Transcribe the listing that follows in full, omitting pictures.
━━━━━ Source data
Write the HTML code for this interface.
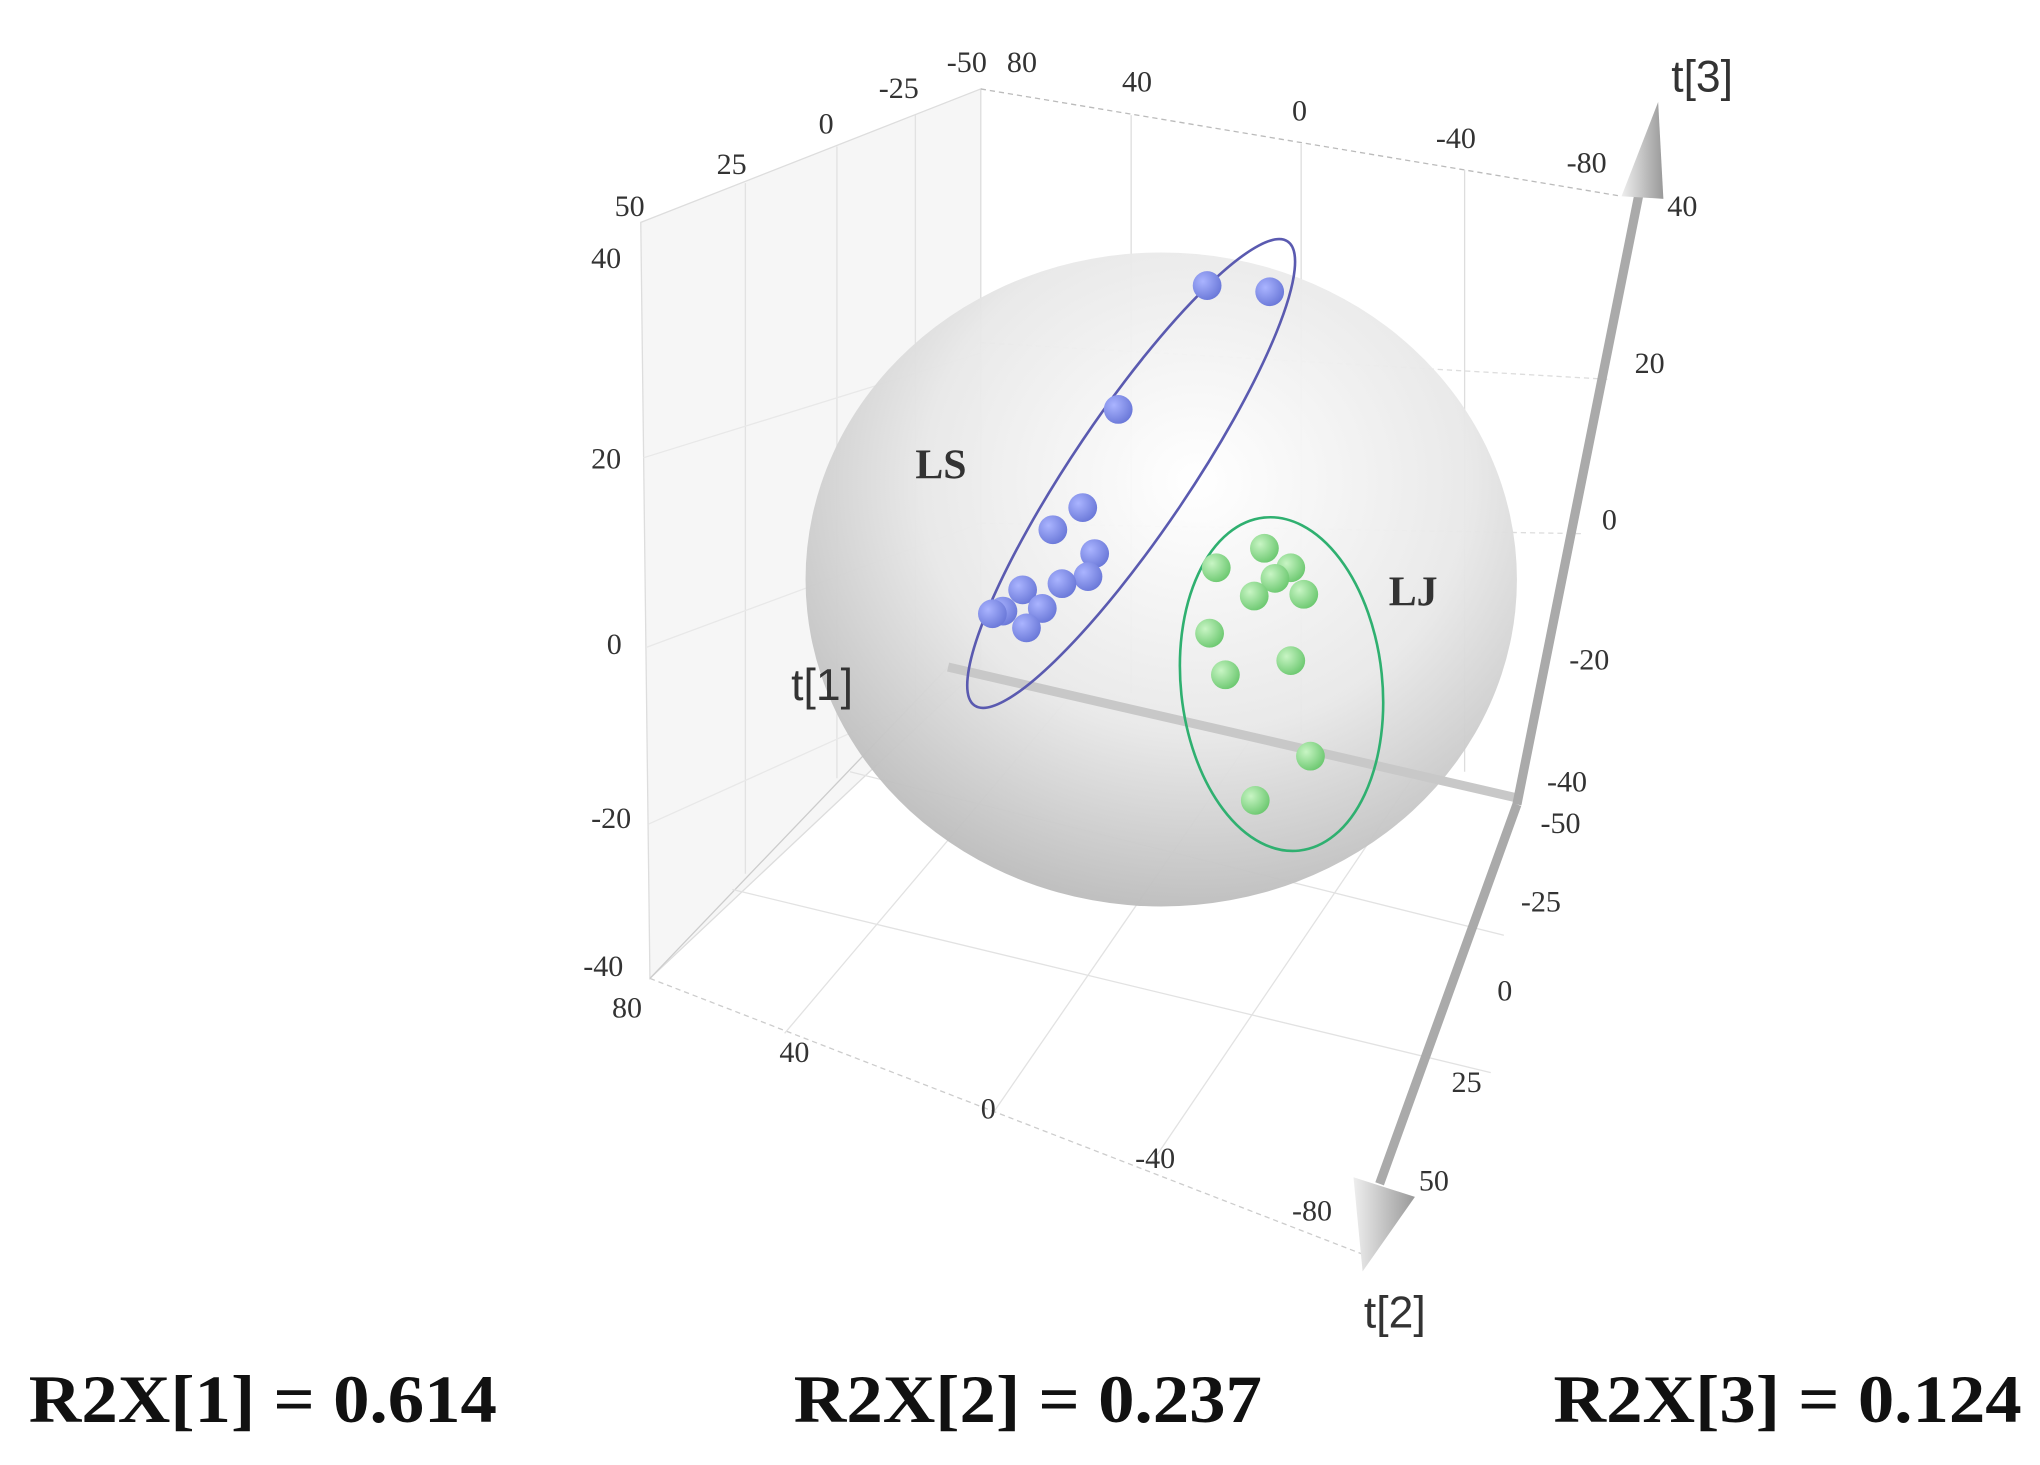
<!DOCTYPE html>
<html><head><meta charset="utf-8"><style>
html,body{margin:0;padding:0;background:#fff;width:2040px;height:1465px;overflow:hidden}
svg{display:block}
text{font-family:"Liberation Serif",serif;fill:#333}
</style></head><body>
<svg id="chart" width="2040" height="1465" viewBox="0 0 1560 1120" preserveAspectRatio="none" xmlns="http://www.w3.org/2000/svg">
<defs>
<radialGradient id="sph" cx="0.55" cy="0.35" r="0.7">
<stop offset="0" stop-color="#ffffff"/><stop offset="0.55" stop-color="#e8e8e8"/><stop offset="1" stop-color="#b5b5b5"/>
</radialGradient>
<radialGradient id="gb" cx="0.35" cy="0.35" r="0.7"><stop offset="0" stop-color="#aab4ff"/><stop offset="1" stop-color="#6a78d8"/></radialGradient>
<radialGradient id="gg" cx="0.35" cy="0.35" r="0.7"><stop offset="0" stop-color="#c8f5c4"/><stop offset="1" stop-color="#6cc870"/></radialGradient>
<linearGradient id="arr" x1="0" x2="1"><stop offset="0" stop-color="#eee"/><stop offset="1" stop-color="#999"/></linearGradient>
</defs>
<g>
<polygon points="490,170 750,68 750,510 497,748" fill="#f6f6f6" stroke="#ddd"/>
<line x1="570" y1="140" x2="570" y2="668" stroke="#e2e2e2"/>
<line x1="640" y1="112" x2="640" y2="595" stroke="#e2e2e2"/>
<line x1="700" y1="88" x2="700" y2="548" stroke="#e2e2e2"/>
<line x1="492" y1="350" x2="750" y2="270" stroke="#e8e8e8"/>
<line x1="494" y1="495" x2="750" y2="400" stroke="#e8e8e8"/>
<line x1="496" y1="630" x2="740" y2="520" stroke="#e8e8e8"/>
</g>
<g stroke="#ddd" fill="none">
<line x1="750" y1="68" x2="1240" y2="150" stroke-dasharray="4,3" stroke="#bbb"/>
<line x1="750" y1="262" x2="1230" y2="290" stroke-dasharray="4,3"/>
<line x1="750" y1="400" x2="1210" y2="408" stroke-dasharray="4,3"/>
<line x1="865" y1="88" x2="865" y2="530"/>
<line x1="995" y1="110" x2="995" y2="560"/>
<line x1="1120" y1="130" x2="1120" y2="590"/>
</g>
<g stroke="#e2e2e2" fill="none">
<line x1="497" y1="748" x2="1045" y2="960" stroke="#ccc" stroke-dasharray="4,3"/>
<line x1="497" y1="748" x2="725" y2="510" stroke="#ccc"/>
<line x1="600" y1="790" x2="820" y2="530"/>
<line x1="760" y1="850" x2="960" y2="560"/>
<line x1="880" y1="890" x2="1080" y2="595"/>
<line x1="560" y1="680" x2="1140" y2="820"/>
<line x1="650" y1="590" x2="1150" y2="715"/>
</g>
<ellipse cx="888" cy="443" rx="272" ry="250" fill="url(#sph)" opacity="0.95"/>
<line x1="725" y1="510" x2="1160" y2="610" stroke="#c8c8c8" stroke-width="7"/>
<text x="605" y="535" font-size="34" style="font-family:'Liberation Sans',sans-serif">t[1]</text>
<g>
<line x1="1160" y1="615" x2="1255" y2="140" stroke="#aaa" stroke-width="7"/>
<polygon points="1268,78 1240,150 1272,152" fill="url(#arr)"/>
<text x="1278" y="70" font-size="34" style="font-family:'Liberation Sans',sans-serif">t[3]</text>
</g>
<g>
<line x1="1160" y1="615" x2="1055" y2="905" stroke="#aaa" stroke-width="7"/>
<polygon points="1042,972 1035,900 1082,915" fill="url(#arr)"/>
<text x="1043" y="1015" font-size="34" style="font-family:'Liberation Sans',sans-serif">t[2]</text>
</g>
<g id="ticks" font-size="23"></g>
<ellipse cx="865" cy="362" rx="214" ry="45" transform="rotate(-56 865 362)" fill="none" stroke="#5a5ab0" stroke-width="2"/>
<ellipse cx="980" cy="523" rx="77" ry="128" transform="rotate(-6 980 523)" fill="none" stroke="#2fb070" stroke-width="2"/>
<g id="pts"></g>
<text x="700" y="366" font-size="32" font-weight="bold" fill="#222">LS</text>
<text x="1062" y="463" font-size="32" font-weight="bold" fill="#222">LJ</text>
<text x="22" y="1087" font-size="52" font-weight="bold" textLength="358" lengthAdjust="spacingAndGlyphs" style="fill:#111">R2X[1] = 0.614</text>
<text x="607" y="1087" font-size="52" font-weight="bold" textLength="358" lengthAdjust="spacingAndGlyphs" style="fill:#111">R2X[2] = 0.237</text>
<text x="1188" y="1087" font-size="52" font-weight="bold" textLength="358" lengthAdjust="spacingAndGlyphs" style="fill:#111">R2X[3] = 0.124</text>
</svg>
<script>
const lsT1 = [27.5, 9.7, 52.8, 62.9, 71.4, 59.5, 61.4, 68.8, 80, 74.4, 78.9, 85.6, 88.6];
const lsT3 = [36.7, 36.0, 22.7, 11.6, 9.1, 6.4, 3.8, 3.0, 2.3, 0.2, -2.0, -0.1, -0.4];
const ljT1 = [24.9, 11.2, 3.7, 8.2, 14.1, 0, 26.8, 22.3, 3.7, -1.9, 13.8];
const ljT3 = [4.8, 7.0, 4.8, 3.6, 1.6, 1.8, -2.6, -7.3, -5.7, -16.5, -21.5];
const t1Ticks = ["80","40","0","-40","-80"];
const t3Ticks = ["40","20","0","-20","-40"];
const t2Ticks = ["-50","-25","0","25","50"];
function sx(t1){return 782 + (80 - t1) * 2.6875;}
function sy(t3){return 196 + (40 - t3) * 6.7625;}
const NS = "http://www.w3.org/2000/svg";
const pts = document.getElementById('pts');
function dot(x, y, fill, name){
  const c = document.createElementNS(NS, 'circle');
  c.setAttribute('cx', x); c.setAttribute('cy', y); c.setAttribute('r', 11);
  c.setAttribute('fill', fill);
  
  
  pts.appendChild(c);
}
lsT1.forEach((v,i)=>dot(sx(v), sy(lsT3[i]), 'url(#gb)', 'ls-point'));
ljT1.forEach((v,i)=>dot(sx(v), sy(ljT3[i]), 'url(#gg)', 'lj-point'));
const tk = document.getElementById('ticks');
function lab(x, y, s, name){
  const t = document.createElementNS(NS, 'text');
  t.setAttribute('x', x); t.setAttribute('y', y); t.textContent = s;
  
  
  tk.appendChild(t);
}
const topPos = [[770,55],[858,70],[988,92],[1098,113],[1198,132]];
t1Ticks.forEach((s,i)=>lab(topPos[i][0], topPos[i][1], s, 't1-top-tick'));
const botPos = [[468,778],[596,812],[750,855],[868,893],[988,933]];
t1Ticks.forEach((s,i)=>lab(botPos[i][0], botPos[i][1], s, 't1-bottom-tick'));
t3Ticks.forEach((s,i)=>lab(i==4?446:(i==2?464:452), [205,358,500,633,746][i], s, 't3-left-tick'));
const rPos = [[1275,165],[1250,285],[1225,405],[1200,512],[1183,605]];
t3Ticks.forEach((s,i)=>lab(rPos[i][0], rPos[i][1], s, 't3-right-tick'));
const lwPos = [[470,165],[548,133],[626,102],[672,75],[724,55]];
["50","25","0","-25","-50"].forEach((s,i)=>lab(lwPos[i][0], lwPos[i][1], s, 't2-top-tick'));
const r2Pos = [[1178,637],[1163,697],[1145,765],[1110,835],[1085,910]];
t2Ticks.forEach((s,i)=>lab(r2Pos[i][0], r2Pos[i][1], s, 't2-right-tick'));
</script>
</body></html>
━━━━━━━━━━
= Solution to this exercise =
Write the HTML code for this interface.
<!DOCTYPE html>
<html><head><meta charset="utf-8"><style>
html,body{margin:0;padding:0;background:#fff;width:2040px;height:1465px;overflow:hidden}
svg{display:block}
text{font-family:"Liberation Serif",serif;fill:#333}
</style></head><body>
<svg id="chart" width="2040" height="1465" viewBox="0 0 1560 1120" preserveAspectRatio="none" xmlns="http://www.w3.org/2000/svg">
<defs>
<radialGradient id="sph" cx="0.55" cy="0.35" r="0.7">
<stop offset="0" stop-color="#ffffff"/><stop offset="0.55" stop-color="#e8e8e8"/><stop offset="1" stop-color="#b5b5b5"/>
</radialGradient>
<radialGradient id="gb" cx="0.35" cy="0.35" r="0.7"><stop offset="0" stop-color="#aab4ff"/><stop offset="1" stop-color="#6a78d8"/></radialGradient>
<radialGradient id="gg" cx="0.35" cy="0.35" r="0.7"><stop offset="0" stop-color="#c8f5c4"/><stop offset="1" stop-color="#6cc870"/></radialGradient>
<linearGradient id="arr" x1="0" x2="1"><stop offset="0" stop-color="#eee"/><stop offset="1" stop-color="#999"/></linearGradient>
</defs>
<g>
<polygon points="490,170 750,68 750,510 497,748" fill="#f6f6f6" stroke="#ddd"/>
<line x1="570" y1="140" x2="570" y2="668" stroke="#e2e2e2"/>
<line x1="640" y1="112" x2="640" y2="595" stroke="#e2e2e2"/>
<line x1="700" y1="88" x2="700" y2="548" stroke="#e2e2e2"/>
<line x1="492" y1="350" x2="750" y2="270" stroke="#e8e8e8"/>
<line x1="494" y1="495" x2="750" y2="400" stroke="#e8e8e8"/>
<line x1="496" y1="630" x2="740" y2="520" stroke="#e8e8e8"/>
</g>
<g stroke="#ddd" fill="none">
<line x1="750" y1="68" x2="1240" y2="150" stroke-dasharray="4,3" stroke="#bbb"/>
<line x1="750" y1="262" x2="1230" y2="290" stroke-dasharray="4,3"/>
<line x1="750" y1="400" x2="1210" y2="408" stroke-dasharray="4,3"/>
<line x1="865" y1="88" x2="865" y2="530"/>
<line x1="995" y1="110" x2="995" y2="560"/>
<line x1="1120" y1="130" x2="1120" y2="590"/>
</g>
<g stroke="#e2e2e2" fill="none">
<line x1="497" y1="748" x2="1045" y2="960" stroke="#ccc" stroke-dasharray="4,3"/>
<line x1="497" y1="748" x2="725" y2="510" stroke="#ccc"/>
<line x1="600" y1="790" x2="820" y2="530"/>
<line x1="760" y1="850" x2="960" y2="560"/>
<line x1="880" y1="890" x2="1080" y2="595"/>
<line x1="560" y1="680" x2="1140" y2="820"/>
<line x1="650" y1="590" x2="1150" y2="715"/>
</g>
<ellipse cx="888" cy="443" rx="272" ry="250" fill="url(#sph)" opacity="0.95"/>
<line x1="725" y1="510" x2="1160" y2="610" stroke="#c8c8c8" stroke-width="7"/>
<text x="605" y="535" font-size="34" style="font-family:'Liberation Sans',sans-serif">t[1]</text>
<g>
<line x1="1160" y1="615" x2="1255" y2="140" stroke="#aaa" stroke-width="7"/>
<polygon points="1268,78 1240,150 1272,152" fill="url(#arr)"/>
<text x="1278" y="70" font-size="34" style="font-family:'Liberation Sans',sans-serif">t[3]</text>
</g>
<g>
<line x1="1160" y1="615" x2="1055" y2="905" stroke="#aaa" stroke-width="7"/>
<polygon points="1042,972 1035,900 1082,915" fill="url(#arr)"/>
<text x="1043" y="1015" font-size="34" style="font-family:'Liberation Sans',sans-serif">t[2]</text>
</g>
<g id="ticks" font-size="23"></g>
<ellipse cx="865" cy="362" rx="214" ry="45" transform="rotate(-56 865 362)" fill="none" stroke="#5a5ab0" stroke-width="2"/>
<ellipse cx="980" cy="523" rx="77" ry="128" transform="rotate(-6 980 523)" fill="none" stroke="#2fb070" stroke-width="2"/>
<g id="pts"></g>
<text x="700" y="366" font-size="32" font-weight="bold" fill="#222">LS</text>
<text x="1062" y="463" font-size="32" font-weight="bold" fill="#222">LJ</text>
<text x="22" y="1087" font-size="52" font-weight="bold" textLength="358" lengthAdjust="spacingAndGlyphs" style="fill:#111">R2X[1] = 0.614</text>
<text x="607" y="1087" font-size="52" font-weight="bold" textLength="358" lengthAdjust="spacingAndGlyphs" style="fill:#111">R2X[2] = 0.237</text>
<text x="1188" y="1087" font-size="52" font-weight="bold" textLength="358" lengthAdjust="spacingAndGlyphs" style="fill:#111">R2X[3] = 0.124</text>
</svg>
<script>
const lsT1 = [27.5, 9.7, 52.8, 62.9, 71.4, 59.5, 61.4, 68.8, 80, 74.4, 78.9, 85.6, 88.6];
const lsT3 = [36.7, 36.0, 22.7, 11.6, 9.1, 6.4, 3.8, 3.0, 2.3, 0.2, -2.0, -0.1, -0.4];
const ljT1 = [24.9, 11.2, 3.7, 8.2, 14.1, 0, 26.8, 22.3, 3.7, -1.9, 13.8];
const ljT3 = [4.8, 7.0, 4.8, 3.6, 1.6, 1.8, -2.6, -7.3, -5.7, -16.5, -21.5];
const t1Ticks = ["80","40","0","-40","-80"];
const t3Ticks = ["40","20","0","-20","-40"];
const t2Ticks = ["-50","-25","0","25","50"];
function sx(t1){return 782 + (80 - t1) * 2.6875;}
function sy(t3){return 196 + (40 - t3) * 6.7625;}
const NS = "http://www.w3.org/2000/svg";
const pts = document.getElementById('pts');
function dot(x, y, fill, name){
  const c = document.createElementNS(NS, 'circle');
  c.setAttribute('cx', x); c.setAttribute('cy', y); c.setAttribute('r', 11);
  c.setAttribute('fill', fill);
  
  
  pts.appendChild(c);
}
lsT1.forEach((v,i)=>dot(sx(v), sy(lsT3[i]), 'url(#gb)', 'ls-point'));
ljT1.forEach((v,i)=>dot(sx(v), sy(ljT3[i]), 'url(#gg)', 'lj-point'));
const tk = document.getElementById('ticks');
function lab(x, y, s, name){
  const t = document.createElementNS(NS, 'text');
  t.setAttribute('x', x); t.setAttribute('y', y); t.textContent = s;
  
  
  tk.appendChild(t);
}
const topPos = [[770,55],[858,70],[988,92],[1098,113],[1198,132]];
t1Ticks.forEach((s,i)=>lab(topPos[i][0], topPos[i][1], s, 't1-top-tick'));
const botPos = [[468,778],[596,812],[750,855],[868,893],[988,933]];
t1Ticks.forEach((s,i)=>lab(botPos[i][0], botPos[i][1], s, 't1-bottom-tick'));
t3Ticks.forEach((s,i)=>lab(i==4?446:(i==2?464:452), [205,358,500,633,746][i], s, 't3-left-tick'));
const rPos = [[1275,165],[1250,285],[1225,405],[1200,512],[1183,605]];
t3Ticks.forEach((s,i)=>lab(rPos[i][0], rPos[i][1], s, 't3-right-tick'));
const lwPos = [[470,165],[548,133],[626,102],[672,75],[724,55]];
["50","25","0","-25","-50"].forEach((s,i)=>lab(lwPos[i][0], lwPos[i][1], s, 't2-top-tick'));
const r2Pos = [[1178,637],[1163,697],[1145,765],[1110,835],[1085,910]];
t2Ticks.forEach((s,i)=>lab(r2Pos[i][0], r2Pos[i][1], s, 't2-right-tick'));
</script>
</body></html>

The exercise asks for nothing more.